Seit vielen Jahren leiden unsere Leser und viele ihrer Nachbarn unter enormen Lärmemissionen eines Stahlwerkes: tagsüber und vor allem auch in der Nacht. Kürzlich habe ein Schallsachverständiger des Landes eine Lärmmessung durchgeführt. „Diese ergab im Messzeitraum von 22.00 Uhr bis 01.00 Uhr Werte von 52 bis 59 Dezibel (dB) in einer Entfernung von rund einem Kilometer Luftlinie zur Schallquelle“, berichteten die Leser, die sich nun fragen: „Ist es zumutbar, dass derartige Lärmpegel in der Nacht auftreten? Wo liegen hier die gesetzlich erlaubten Grenzwerte?“

Genehmigung ist Pflicht

Eine anlagenrechtliche Genehmigungspflicht für eine Betriebsanlage liegt laut Rechtsanwalt Wolfgang Reinisch dann vor, wenn die Anlage in einer theoretischen Prognosebetrachtung geeignet ist, Leben und Gesundheit von Menschen, das Eigentum oder sonstige Rechte der Nachbarn zu gefährden oder Nachbarn durch Lärm, Rauch, Staub, Erschütterung unzumutbar zu belästigen.
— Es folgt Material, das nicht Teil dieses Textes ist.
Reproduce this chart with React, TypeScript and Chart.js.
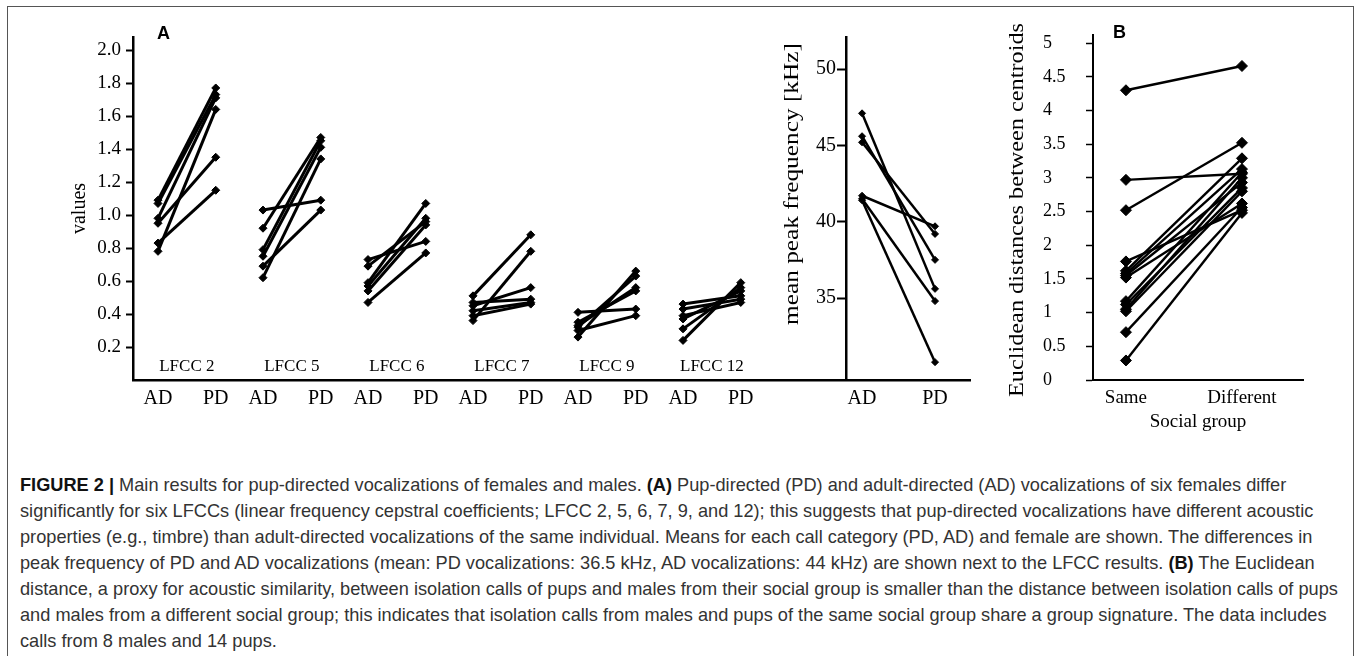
import React, { useEffect, useRef } from "react";
import { Chart, registerables } from "chart.js";
Chart.register(...registerables);

// ---------- Panel A: LFCC values (6 females, AD vs PD) ----------
const lfccLabels = ["LFCC 2", "LFCC 5", "LFCC 6", "LFCC 7", "LFCC 9", "LFCC 12"];
const lfccPositions = [0, 1, 2, 3, 4, 5];
const pdOffset = 0.55;
const lfcc2AD = [1.09, 1.07, 0.98, 0.95, 0.83, 0.78];
const lfcc2PD = [1.77, 1.73, 1.71, 1.35, 1.15, 1.64];
const lfcc5AD = [1.03, 0.92, 0.79, 0.75, 0.69, 0.62];
const lfcc5PD = [1.09, 1.47, 1.45, 1.41, 1.03, 1.34];
const lfcc6AD = [0.73, 0.69, 0.59, 0.57, 0.54, 0.47];
const lfcc6PD = [0.84, 0.96, 1.07, 0.98, 0.94, 0.77];
const lfcc7AD = [0.51, 0.47, 0.45, 0.42, 0.39, 0.36];
const lfcc7PD = [0.88, 0.49, 0.56, 0.47, 0.46, 0.78];
const lfcc9AD = [0.41, 0.35, 0.33, 0.32, 0.3, 0.26];
const lfcc9PD = [0.43, 0.54, 0.56, 0.63, 0.39, 0.66];
const lfcc12AD = [0.46, 0.43, 0.39, 0.37, 0.31, 0.24];
const lfcc12PD = [0.51, 0.49, 0.47, 0.54, 0.56, 0.59];
const valueTicks = [0.2, 0.4, 0.6, 0.8, 1.0, 1.2, 1.4, 1.6, 1.8, 2.0];
const conditionLabels = ["AD", "PD"];

// ---------- Panel A (right): mean peak frequency ----------
const peakPositions = [6.705, 7.4];
const peakAxisAt = 6.552;
const peakAD = [47.1, 45.6, 45.2, 41.7, 41.5, 41.4];
const peakPD = [35.6, 37.5, 39.2, 39.7, 34.8, 30.8];
const peakTicks = [35, 40, 45, 50];

// ---------- Panel B: Euclidean distances ----------
const socialGroups = ["Same", "Different"];
const sameGroup = [4.3, 2.97, 2.52, 1.76, 1.62, 1.58, 1.55, 1.52, 1.17, 1.12, 1.05, 1.02, 0.71, 0.29];
const differentGroup = [4.66, 3.06, 3.52, 2.52, 3.29, 3.13, 2.93, 2.62, 3.08, 2.85, 3.0, 2.8, 2.56, 2.48];
const distanceTicks = [0, 0.5, 1, 1.5, 2, 2.5, 3, 3.5, 4, 4.5, 5];

const SERIF = "'Liberation Serif', 'Times New Roman', serif";
const SANS = "'Liberation Sans', Arial, sans-serif";

function drawText(
  ctx: CanvasRenderingContext2D,
  text: string,
  x: number,
  y: number,
  font: string,
  opts: { rotate?: boolean; align?: CanvasTextAlign; baseline?: CanvasTextBaseline; length?: number } = {}
) {
  ctx.save();
  ctx.font = font;
  ctx.fillStyle = "#000";
  ctx.textAlign = opts.align ?? "center";
  ctx.textBaseline = opts.baseline ?? "middle";
  ctx.translate(x, y);
  if (opts.rotate) ctx.rotate(-Math.PI / 2);
  if (opts.length) {
    const w = ctx.measureText(text).width;
    ctx.scale(opts.length / w, 1);
  }
  ctx.fillText(text, 0, 0);
  ctx.restore();
}

function PanelA() {
  const ref = useRef<HTMLCanvasElement>(null);
  useEffect(() => {
    const lfccAD = [lfcc2AD, lfcc5AD, lfcc6AD, lfcc7AD, lfcc9AD, lfcc12AD];
    const lfccPD = [lfcc2PD, lfcc5PD, lfcc6PD, lfcc7PD, lfcc9PD, lfcc12PD];
    const datasets: any[] = [];
    lfccAD.forEach((ad, g) =>
      ad.forEach((v, i) =>
        datasets.push({
          data: [
            { x: lfccPositions[g], y: v },
            { x: lfccPositions[g] + pdOffset, y: lfccPD[g][i] },
          ],
          yAxisID: "y",
          borderColor: "#000",
          backgroundColor: "#000",
          borderWidth: 3,
          pointStyle: "rectRot",
          pointRadius: 4,
          pointBorderWidth: 1,
        })
      )
    );
    peakAD.forEach((v, i) =>
      datasets.push({
        data: [
          { x: peakPositions[0], y: v },
          { x: peakPositions[1], y: peakPD[i] },
        ],
        yAxisID: "y2",
        borderColor: "#000",
        backgroundColor: "#000",
        borderWidth: 2.5,
        pointStyle: "rectRot",
        pointRadius: 3.5,
        pointBorderWidth: 1,
      })
    );
    const xTickValues: number[] = [];
    const xTickLabels: string[] = [];
    lfccPositions.forEach((p) => {
      xTickValues.push(p, p + pdOffset);
      xTickLabels.push(...conditionLabels);
    });
    xTickValues.push(...peakPositions);
    xTickLabels.push(...conditionLabels);

    const textsPlugin = {
      id: "textsA",
      afterDraw(chart: any) {
        const ctx = chart.ctx as CanvasRenderingContext2D;
        const xs = chart.scales.x;
        const y2 = chart.scales.y2;
        const ca = chart.chartArea;
        lfccLabels.forEach((lab, g) => {
          drawText(ctx, lab, xs.getPixelForValue(lfccPositions[g] + pdOffset / 2), ca.bottom - 13, `17px ${SERIF}`);
        });
        drawText(ctx, "values", 80, (ca.top + ca.bottom) / 2, `20px ${SERIF}`, { rotate: true });
        const axisX = xs.getPixelForValue(peakAxisAt);
        peakTicks.forEach((t) => {
          drawText(ctx, String(t), axisX - 10, y2.getPixelForValue(t), `20px ${SERIF}`, { align: "right" });
        });
        drawText(ctx, "mean peak frequency [kHz]", axisX - 53, 184, `20px ${SERIF}`, { rotate: true, length: 282 });
        drawText(ctx, "A", 157, 39, `bold 18px ${SANS}`, { align: "left", baseline: "alphabetic" });
      },
    };

    const chart = new Chart(ref.current!, {
      type: "line",
      data: { datasets },
      plugins: [textsPlugin],
      options: {
        animation: false,
        responsive: false,
        events: [],
        layout: { padding: { left: 0, right: 30, top: 37, bottom: 0 } },
        plugins: { legend: { display: false }, tooltip: { enabled: false } },
        scales: {
          x: {
            type: "linear",
            min: -0.238,
            max: 7.733,
            afterBuildTicks: (s: any) => {
              s.ticks = xTickValues.map((v) => ({ value: v }));
            },
            afterFit: (s: any) => {
              s.height = 50;
            },
            ticks: {
              callback: (_v: any, i: number) => xTickLabels[i],
              autoSkip: false,
              maxRotation: 0,
              padding: 7,
              color: "#000",
              font: { family: SERIF, size: 20 },
            },
            grid: { display: true, drawOnChartArea: false, drawTicks: false },
            border: { display: true, color: "#000", width: 2.5 },
          },
          y: {
            type: "linear",
            position: "left",
            min: 0,
            max: 2.079,
            afterBuildTicks: (s: any) => {
              s.ticks = valueTicks.map((v) => ({ value: v }));
            },
            afterFit: (s: any) => {
              s.width = 133;
            },
            ticks: {
              callback: (v: any) => Number(v).toFixed(1),
              padding: 5,
              color: "#000",
              font: { family: SERIF, size: 19 },
            },
            grid: { display: true, drawOnChartArea: false, tickLength: 7, tickColor: "#000", tickWidth: 2 },
            border: { display: true, color: "#000", width: 2.5 },
          },
          y2: {
            type: "linear",
            axis: "y",
            position: { x: peakAxisAt } as any,
            min: 29.63,
            max: 52.1,
            afterBuildTicks: (s: any) => {
              s.ticks = peakTicks.map((v) => ({ value: v }));
            },
            ticks: { display: false },
            grid: { display: true, drawOnChartArea: false, tickLength: 8, tickColor: "#000", tickWidth: 2 },
            border: { display: true, color: "#000", width: 2.5 },
          },
        },
      } as any,
    });
    return () => chart.destroy();
  }, []);
  return (
    <canvas
      ref={ref}
      width={1000}
      height={430}
      style={{ position: "absolute", left: 0, top: 0, width: 1000, height: 430 }}
    />
  );
}

function PanelB() {
  const ref = useRef<HTMLCanvasElement>(null);
  useEffect(() => {
    const datasets = sameGroup.map((v, i) => ({
      data: [
        { x: 0, y: v },
        { x: 1, y: differentGroup[i] },
      ],
      borderColor: "#000",
      backgroundColor: "#000",
      borderWidth: 2.4,
      pointStyle: "rectRot",
      pointRadius: 5.5,
      pointBorderWidth: 1,
    }));
    const textsPlugin = {
      id: "textsB",
      afterDraw(chart: any) {
        const ctx = chart.ctx as CanvasRenderingContext2D;
        const ca = chart.chartArea;
        drawText(ctx, "Euclidean distances between centroids", 27, 210, `21px ${SERIF}`, { rotate: true, length: 374 });
        drawText(ctx, "Social group", (ca.left + ca.right) / 2, 422, `19px ${SERIF}`);
        drawText(ctx, "B", 123, 38, `bold 18px ${SANS}`, { align: "left", baseline: "alphabetic" });
      },
    };
    const chart = new Chart(ref.current!, {
      type: "line",
      data: { datasets },
      plugins: [textsPlugin],
      options: {
        animation: false,
        responsive: false,
        events: [],
        layout: { padding: { left: 53, right: 37, top: 35, bottom: 0 } },
        plugins: { legend: { display: false }, tooltip: { enabled: false } },
        scales: {
          x: {
            type: "linear",
            min: -0.284,
            max: 1.526,
            afterBuildTicks: (s: any) => {
              s.ticks = socialGroups.map((_g, i) => ({ value: i }));
            },
            afterFit: (s: any) => {
              s.height = 60;
            },
            ticks: {
              callback: (_v: any, i: number) => socialGroups[i],
              autoSkip: false,
              maxRotation: 0,
              padding: 7,
              color: "#000",
              font: { family: SERIF, size: 19 },
            },
            grid: { display: true, drawOnChartArea: false, drawTicks: false },
            border: { display: true, color: "#000", width: 2 },
          },
          y: {
            type: "linear",
            min: 0,
            max: 5.12,
            afterBuildTicks: (s: any) => {
              s.ticks = distanceTicks.map((v) => ({ value: v }));
            },
            afterFit: (s: any) => {
              s.width = 50;
            },
            ticks: {
              callback: (v: any) => String(v),
              crossAlign: "far",
              padding: 4,
              color: "#000",
              font: { family: SERIF, size: 18 },
            },
            grid: { display: true, drawOnChartArea: false, tickLength: 7, tickColor: "#000", tickWidth: 1.5 },
            border: { display: true, color: "#000", width: 2 },
          },
        },
      } as any,
    });
    return () => chart.destroy();
  }, []);
  return (
    <canvas
      ref={ref}
      width={350}
      height={440}
      style={{ position: "absolute", left: 990, top: 0, width: 350, height: 440 }}
    />
  );
}

export default function App() {
  return (
    <div
      style={{
        position: "absolute",
        left: 0,
        top: 0,
        width: 1357,
        height: 656,
        overflow: "hidden",
        background: "#fff",
      }}
    >
      <div
        style={{
          position: "absolute",
          left: 7,
          top: 6,
          width: 1347,
          height: 700,
          border: "1.5px solid #555",
          boxSizing: "border-box",
        }}
      />
      <PanelA />
      <PanelB />
      <div
        style={{
          position: "absolute",
          left: 20,
          top: 472,
          fontFamily: "'Liberation Sans', Arial, sans-serif",
          fontSize: 18.2,
          lineHeight: "26px",
          color: "#333",
          whiteSpace: "nowrap",
        }}
      >
        <b style={{ color: "#111" }}>FIGURE 2 |</b> Main results for pup-directed vocalizations of females and males.{" "}
        <b style={{ color: "#111" }}>(A)</b> Pup-directed (PD) and adult-directed (AD) vocalizations of six females differ
        <br />
        significantly for six LFCCs (linear frequency cepstral coefficients; LFCC 2, 5, 6, 7, 9, and 12); this suggests that
        pup-directed vocalizations have different acoustic
        <br />
        properties (e.g., timbre) than adult-directed vocalizations of the same individual. Means for each call category (PD,
        AD) and female are shown. The differences in
        <br />
        peak frequency of PD and AD vocalizations (mean: PD vocalizations: 36.5 kHz, AD vocalizations: 44 kHz) are shown next
        to the LFCC results. <b style={{ color: "#111" }}>(B)</b> The Euclidean
        <br />
        distance, a proxy for acoustic similarity, between isolation calls of pups and males from their social group is
        smaller than the distance between isolation calls of pups
        <br />
        and males from a different social group; this indicates that isolation calls from males and pups of the same social
        group share a group signature. The data includes
        <br />
        calls from 8 males and 14 pups.
      </div>
    </div>
  );
}
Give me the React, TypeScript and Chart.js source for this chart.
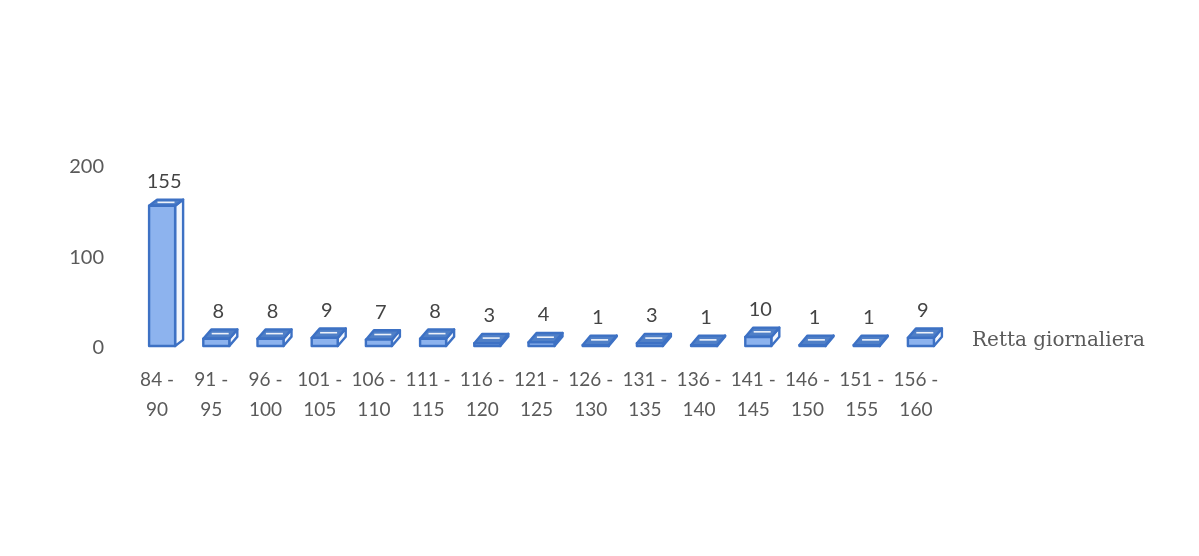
import React, { useEffect, useRef } from "react";
import { Chart, registerables } from "chart.js";

Chart.register(...registerables);

const categories: string[][] = [
  ["84 -", "90"],
  ["91 -", "95"],
  ["96 -", "100"],
  ["101 -", "105"],
  ["106 -", "110"],
  ["111 -", "115"],
  ["116 -", "120"],
  ["121 -", "125"],
  ["126 -", "130"],
  ["131 -", "135"],
  ["136 -", "140"],
  ["141 -", "145"],
  ["146 -", "150"],
  ["151 -", "155"],
  ["156 -", "160"],
];

const values: number[] = [155, 8, 8, 9, 7, 8, 3, 4, 1, 3, 1, 10, 1, 1, 9];

const axisTitle = "Retta giornaliera";
const yTicks: number[] = [0, 100, 200];

const NUM_FONT = "Lato, 'Open Sans', sans-serif";
const TEXT_GRAY = "#5a5a5a";
const STROKE = "#3d71c4";
const TOP_FILL = "#4f7fc7";
const FRONT_FILL = "#8db3ee";
const SIDE_FILL = "#f3f7fd";

// Geometry of one 3D box, derived from the bar element's pixel props.
function boxGeom(bar: any) {
  const { x, y, base, width } = bar.getProps(["x", "y", "base", "width"], true);
  const shift = 5;
  const left = x - width / 2 + shift;
  const right = x + width / 2 + shift;
  const bottom = base - 2;
  const top = y - 2;
  const dx = 8;
  const t = Math.min(1, Math.max(0, (top - 200) / 145));
  const depth = 6 + 3.5 * t;
  return { left, right, bottom, top, dx, depth };
}

const box3d = {
  id: "box3d",
  afterDatasetsDraw(chart: any) {
    const ctx = chart.ctx as CanvasRenderingContext2D;
    const meta = chart.getDatasetMeta(0);
    ctx.save();
    ctx.lineJoin = "round";
    meta.data.forEach((bar: any) => {
      const { left, right, bottom, top, dx, depth } = boxGeom(bar);
      ctx.lineWidth = 2.4;
      ctx.strokeStyle = STROKE;
      // right side face
      ctx.beginPath();
      ctx.moveTo(right, top);
      ctx.lineTo(right + dx, top - depth);
      ctx.lineTo(right + dx, bottom - depth);
      ctx.lineTo(right, bottom);
      ctx.closePath();
      ctx.fillStyle = SIDE_FILL;
      ctx.fill();
      ctx.stroke();
      // top face
      ctx.beginPath();
      ctx.moveTo(left, top);
      ctx.lineTo(left + dx, top - depth);
      ctx.lineTo(right + dx, top - depth);
      ctx.lineTo(right, top);
      ctx.closePath();
      ctx.fillStyle = TOP_FILL;
      ctx.fill();
      ctx.stroke();
      // highlight on the top face
      ctx.beginPath();
      ctx.moveTo(left + dx * 0.55 + 4, top - depth * 0.55);
      ctx.lineTo(right + dx * 0.55 - 5, top - depth * 0.55);
      ctx.strokeStyle = "rgba(255,255,255,0.9)";
      ctx.lineWidth = 1.6;
      ctx.stroke();
      // front face
      ctx.lineWidth = 2.4;
      ctx.strokeStyle = STROKE;
      ctx.beginPath();
      ctx.rect(left, top, right - left, bottom - top);
      ctx.fillStyle = FRONT_FILL;
      ctx.fill();
      ctx.stroke();
    });
    ctx.restore();
  },
};

const valueLabels = {
  id: "valueLabels",
  afterDatasetsDraw(chart: any) {
    const ctx = chart.ctx as CanvasRenderingContext2D;
    const meta = chart.getDatasetMeta(0);
    ctx.save();
    ctx.font = `20px ${NUM_FONT}`;
    ctx.fillStyle = "#444444";
    ctx.textAlign = "center";
    ctx.textBaseline = "middle";
    meta.data.forEach((bar: any, i: number) => {
      const { left, right, top, dx, depth } = boxGeom(bar);
      const cx = (left + right) / 2 + dx / 2 - 2;
      ctx.fillText(String(values[i]), cx, top - depth - 18);
    });
    ctx.restore();
  },
};

const sideTitle = {
  id: "sideTitle",
  afterDraw(chart: any) {
    const ctx = chart.ctx as CanvasRenderingContext2D;
    const { chartArea } = chart;
    const y0 = chart.scales.y.getPixelForValue(0);
    ctx.save();
    ctx.font = "20px 'DejaVu Serif', serif";
    ctx.fillStyle = TEXT_GRAY;
    ctx.textAlign = "left";
    ctx.textBaseline = "middle";
    ctx.fillText(axisTitle, chartArea.right + 29, y0 - 7);
    ctx.restore();
  },
};

export default function App() {
  const canvasRef = useRef<HTMLCanvasElement | null>(null);

  useEffect(() => {
    if (!canvasRef.current) return;
    const chart = new Chart(canvasRef.current, {
      type: "bar",
      data: {
        labels: categories,
        datasets: [
          {
            data: values,
            backgroundColor: "rgba(0,0,0,0)",
            borderWidth: 0,
            barPercentage: 0.48,
            categoryPercentage: 1,
          },
        ],
      },
      options: {
        animation: false,
        responsive: true,
        maintainAspectRatio: false,
        layout: { padding: { left: 0, right: 256, top: 167, bottom: 0 } },
        plugins: {
          legend: { display: false },
          tooltip: { enabled: false },
        },
        scales: {
          x: {
            grid: { display: false, drawTicks: false },
            border: { display: false },
            ticks: {
              color: TEXT_GRAY,
              font: { family: NUM_FONT, size: 19, lineHeight: 30 / 19 },
              padding: 17,
              maxRotation: 0,
              autoSkip: false,
            },
            afterFit(scale: any) {
              scale.height = 208;
            },
          },
          y: {
            min: 0,
            max: 200,
            afterBuildTicks(scale: any) {
              scale.ticks = yTicks.map((v) => ({ value: v }));
            },
            grid: { display: false, drawTicks: false },
            border: { display: false },
            ticks: {
              color: TEXT_GRAY,
              font: { family: NUM_FONT, size: 20 },
              padding: 26,
            },
            afterFit(scale: any) {
              scale.width = 130;
            },
          },
        },
      },
      plugins: [box3d, valueLabels, sideTitle],
    });
    return () => chart.destroy();
  }, []);

  return (
    <div
      style={{
        position: "fixed",
        left: 0,
        top: 0,
        width: 1199,
        height: 556,
        background: "#fff",
      }}
    >
      <canvas ref={canvasRef} />
    </div>
  );
}
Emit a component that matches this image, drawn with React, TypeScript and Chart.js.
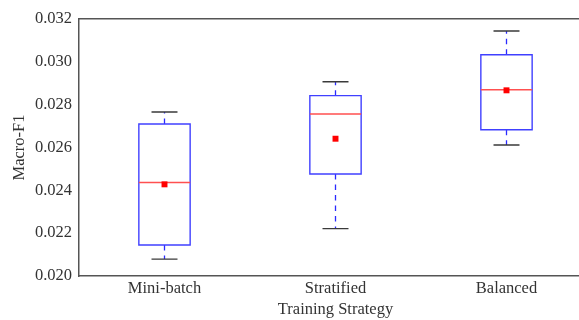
import React, { useEffect, useRef } from "react";
import { Chart, registerables } from "chart.js";

Chart.register(...registerables);

const categories = ["Mini-batch", "Stratified", "Balanced"];
const whiskerLow = [0.02079, 0.02221, 0.02612];
const q1 = [0.02145, 0.02476, 0.02683];
const median = [0.02436, 0.02756, 0.0287];
const q3 = [0.0271, 0.02842, 0.03033];
const whiskerHigh = [0.02766, 0.02907, 0.03144];
const mean = [0.02428, 0.02641, 0.02867];
const yTicks = [0.02, 0.022, 0.024, 0.026, 0.028, 0.03, 0.032];

const BOX_HALF = 0.15;
const CAP_HALF = 0.076;

type P = { x: number; y: number | null };

function segs(list: P[][]): P[] {
  const out: P[] = [];
  list.forEach((s) => {
    out.push(...s);
    out.push({ x: s[0].x, y: null });
  });
  return out;
}

const FONT = { family: "'Liberation Serif', 'Times New Roman', serif", size: 16.5 };

export default function App() {
  const ref = useRef<HTMLCanvasElement | null>(null);

  useEffect(() => {
    if (!ref.current) return;
    const idx = categories.map((_, i) => i);

    const boxes = segs(
      idx.map((i) => [
        { x: i - BOX_HALF, y: q1[i] },
        { x: i + BOX_HALF, y: q1[i] },
        { x: i + BOX_HALF, y: q3[i] },
        { x: i - BOX_HALF, y: q3[i] },
        { x: i - BOX_HALF, y: q1[i] },
      ])
    );
    const medians = segs(
      idx.map((i) => [
        { x: i - BOX_HALF, y: median[i] },
        { x: i + BOX_HALF, y: median[i] },
      ])
    );
    const whiskers = segs([
      ...idx.map((i) => [
        { x: i, y: q3[i] },
        { x: i, y: whiskerHigh[i] },
      ]),
      ...idx.map((i) => [
        { x: i, y: q1[i] },
        { x: i, y: whiskerLow[i] },
      ]),
    ]);
    const caps = segs([
      ...idx.map((i) => [
        { x: i - CAP_HALF, y: whiskerHigh[i] },
        { x: i + CAP_HALF, y: whiskerHigh[i] },
      ]),
      ...idx.map((i) => [
        { x: i - CAP_HALF, y: whiskerLow[i] },
        { x: i + CAP_HALF, y: whiskerLow[i] },
      ]),
    ]);
    const means = idx.map((i) => ({ x: i, y: mean[i] }));

    const lineBase = {
      pointRadius: 0,
      pointHoverRadius: 0,
      spanGaps: false,
      fill: false,
      tension: 0,
      borderCapStyle: "butt" as const,
      borderJoinStyle: "miter" as const,
    };

    const chart = new Chart(ref.current, {
      type: "line",
      data: {
        datasets: [
          {
            label: "Mean",
            data: means,
            showLine: false,
            pointStyle: "rect",
            pointRadius: 4.2,
            pointBackgroundColor: "#ff0000",
            pointBorderColor: "#ff0000",
            pointBorderWidth: 0,
          },
          { ...lineBase, label: "Median", data: medians, borderColor: "#ff5050", borderWidth: 1.5 },
          { ...lineBase, label: "Box", data: boxes, borderColor: "#4040ff", borderWidth: 1.4, borderCapStyle: "square" as const },
          { ...lineBase, label: "Caps", data: caps, borderColor: "#3a3a3a", borderWidth: 1.4 },
          { ...lineBase, label: "Whiskers", data: whiskers, borderColor: "#2a2aff", borderWidth: 1.3, borderDash: [5.5, 5] },
        ] as any,
      },
      options: {
        animation: false,
        responsive: false,
        maintainAspectRatio: false,
        events: [],
        layout: { padding: { top: 19, right: 8, bottom: 0, left: 0 } },
        plugins: { legend: { display: false }, tooltip: { enabled: false } },
        scales: {
          x: {
            type: "linear",
            position: "bottom",
            min: -0.5,
            max: 2.5,
            afterBuildTicks: (scale: any) => {
              scale.ticks = categories.map((_, i) => ({ value: i }));
            },
            afterFit: (scale: any) => {
              scale.height = 44;
            },
            ticks: {
              callback: (v: any) => categories[Math.round(Number(v))],
              font: FONT,
              color: "#333",
              padding: 3,
              maxRotation: 0,
              autoSkip: false,
            },
            grid: { display: false, drawTicks: false },
            border: { display: true, color: "#555", width: 1.5 },
            title: {
              display: true,
              text: "Training Strategy",
              font: FONT,
              color: "#333",
              padding: { top: 0, bottom: 0 },
            },
          },
          x2: {
            type: "linear",
            position: "top",
            min: -0.5,
            max: 2.5,
            afterFit: (scale: any) => {
              scale.height = 0;
            },
            ticks: { display: false },
            grid: { display: false, drawTicks: false },
            border: { display: true, color: "#555", width: 1.5 },
          },
          y: {
            type: "linear",
            min: 0.02,
            max: 0.032,
            afterBuildTicks: (scale: any) => {
              scale.ticks = yTicks.map((v) => ({ value: v }));
            },
            afterFit: (scale: any) => {
              scale.width = 79;
            },
            ticks: {
              callback: (v: any) => Number(v).toFixed(3),
              font: FONT,
              color: "#333",
              padding: 7,
            },
            grid: { display: false, drawTicks: false },
            border: { display: true, color: "#555", width: 1.5 },
            title: {
              display: true,
              text: "Macro-F1",
              font: FONT,
              color: "#333",
              padding: { top: 10, bottom: 0 },
            },
          },
        },
      } as any,
    });
    return () => chart.destroy();
  }, []);

  return (
    <div style={{ position: "absolute", left: 0, top: 0, width: 579, height: 320, overflow: "hidden", background: "#fff" }}>
      <canvas ref={ref} width={600} height={320} style={{ display: "block", width: 600, height: 320 }} />
    </div>
  );
}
„Ob eine Belästigung zumutbar oder unzumutbar ist, ist unter Bedachtnahme auf die örtlichen Verhältnisse am Maßstab eines gesunden Erwachsenen zu beurteilen“, erläuterte der Jurist.

Die Genehmigung dürfe jedenfalls nur dann erteilt werden, wenn derartige Gefährdungen oder unzumutbare Belästigungen – nach Prüfung der Behörde auf Basis von Befund und Sachverständigengutachten – nicht zu befürchten wären.

Grundsätzlich könne aber kein Zweifel daran bestehen, dass ein Stahlwerk einer gewerberechtlichen Betriebsanlagengenehmigung bedarf. Eine solche werde daher vorliegen.

Rechte der Nachbarn

„Aber auch nach erfolgter Genehmigung einer gewerblichen Betriebsanlage hat der Nachbar wesentliche Rechte! Dieser kann unter Berufung auf Paragraf 79 a der Gewerbeordnung den Antrag stellen, dass die Behörde nachträgliche Auflagen zum Schutze seiner Gesundheit bzw. zur Abwehr von unzumutbaren Belästigungen vorschreibt“, führte Reinisch weiter aus.

Dadurch erlange der Nachbar Parteistellung. Betroffene Anrainer könnten selbst in diesem Verfahren ihre Rechte geltend machen. Auch die Beiziehung des Amtsarztes erscheine geboten. „Dieser muss beurteilen, ob ein bestimmter gemessener Lärmpegel die gesetzlichen Kriterien der Unzumutbarkeit oder sogar Gesundheitsschädlichkeit erfüllt“, so Reinisch.